Denali National Park and Preserve officials have concluded that a man who shot and killed a grizzly bear in the park's backcountry back in May did so in self-defense and will not be charged with any crime.
The man and his female companion, both of North Pole, Alaska, told investigators that they were talking to each other while hiking up the Tattler Creek drainage when the bear charged them. The two were about 20-25 feet apart when the man heard a noise in the brush to his right, park officials said Wednesday
"He turned and drew a .45 caliber semi-automatic weapon from a holster on his waist belt. Within seconds, a large grizzly bear emerged from the brush about 25 feet away and charged the woman," the officials said. "The man rapidly fired seven to nine rounds at the right side of the bear. The bear stopped several feet from the woman and then moved back into the brush. Both hikers retreated and hiked to the park road, after noting the location on a GPS."
According to park officials, "neither hiker had much backcountry or Alaska experience, and neither carried non-lethal bear spray. Both had watched the park's backcountry and
bear safety orientation video and had proper backcountry permits."
The grizzly's body was found the following day a short distance from the GPS coordinates provided by the hikers. It was a 434-pound older male with several injuries existing prior to the shooting. None of these injuries is believed to be a factor in the incident, park officials said.
"The man stated that he shot the bear in order to defend the life of the woman. The investigation found no evidence to contradict this assertion, and physical evidence collected by park rangers was consistent with the description of the incident provided by the hikers," park officials said. "The man was lawfully in possession of and carrying a firearm per Public Law 111-24, 123 Stat. 1764-65. The discharge of the gun and killing of the bear were violations of 36 CFR 2.4(a)(1)(iii) (using a weapon) and 36 CFR 2.2
(a)(1) (taking of wildlife)."
Until February, when Congress changed the rules, it was illegal to carry a loaded firearm in that portion of Denali. While the rule change now allows hikers to carry firearms in all areas of Denali, it still is illegal to discharge them, park officials said.

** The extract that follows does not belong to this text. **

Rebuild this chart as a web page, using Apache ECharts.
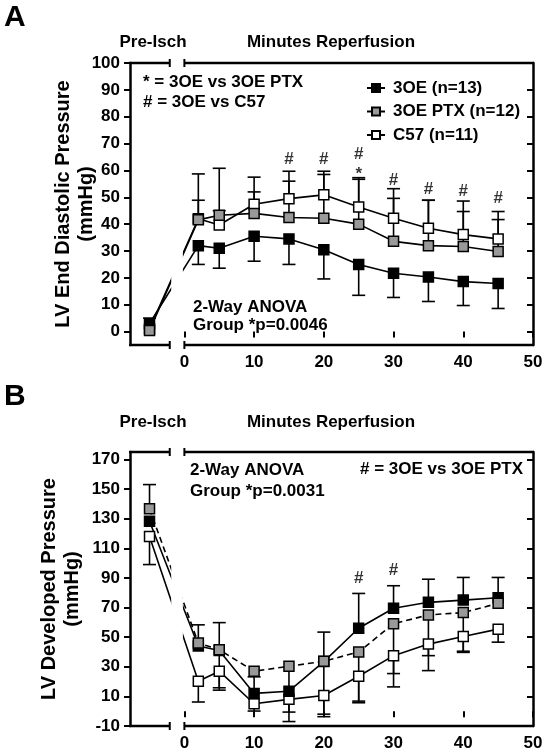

However, park officials noted Wednesday that, "There is no federal law in national parks which allows the use of a firearm in defense of life; in Alaska, a state statute does allow the taking of wildlife in defense of life under certain circumstances. The actions in this incident likely would have been a legitimate defense of life under state law. Considering this and other evidence in the case, the park will not pursue criminal prosecution."
The couple's names were not released because no charges were filed against them.
The killing of the grizzly was believed to be the first instance of a hiker killing a grizzly in the park's wilderness. The killing occurred in the original Mount McKinley National Park portion of the Denali, which was expanded by two-thirds in 1980.